There's still a lot to be done before I'm ready to go. For example, I need to go to the tiny toiletries aisle at the drug store and decide which little toothpaste and shower gel to buy. I also need to find a roll of duct tape with which to remove all of the white cat hair that our calico has been diligently applying to my suitcase since I got it out of the closet earlier this week.
I have a great idea for entertaining myself on the plane and getting valuable work done at the same time. I'm going to put the instrumental versions of the last songs I need to write on my iPod and bring a notebook and a pencil. While I'm in the air, I can play the songs over and over as needed until I've completed the lyrics. It'll be hard to keep from humming them to myself, but I think I can suppress the urge.
I think I'm pretty much ready to go. I found my passport to take in case my expired license/renewal receipt combo doesn't cut it with airline security. My passport photo is even more horrifying than my license photo. When it was taken I had blonde, much shorter hair, was at least 20 pounds heavier, and looked downright matronly. Maybe it isn't such a good I.D. option.
Enjoy the rest of your week! I've decided that dragging a laptop through two airports in each direction is way more trouble than it's worth, so I'm leaving my computer at home. I'll post about my San Jose adventures on Monday.
Have fun on your trip. Don't come back too sunburned.

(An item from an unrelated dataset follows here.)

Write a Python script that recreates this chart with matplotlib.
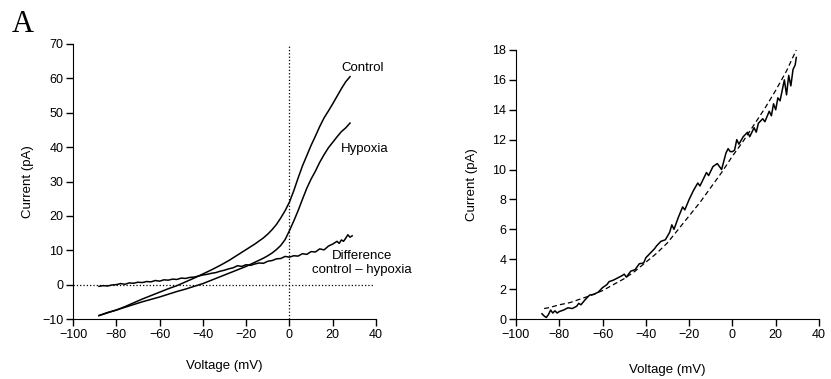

Posted by: Huts | July 26, 2006 at 09:49 AM
Have a great time!
Posted by: MLE | July 26, 2006 at 10:39 AM
If humming is the worst thing you do on a plane, you should be just fine. On my way to Dallas the dude next to me constantly "adjusted" himself. I had to supress the urge to yell "GOT THAT?!?" After once, you're just playin' with it, man. On the way back the dude next to me hung his big fat elbow OVER the armrest onto my side. Finally, I said "Excuse me", to which he replied "no problem". Aaaaah!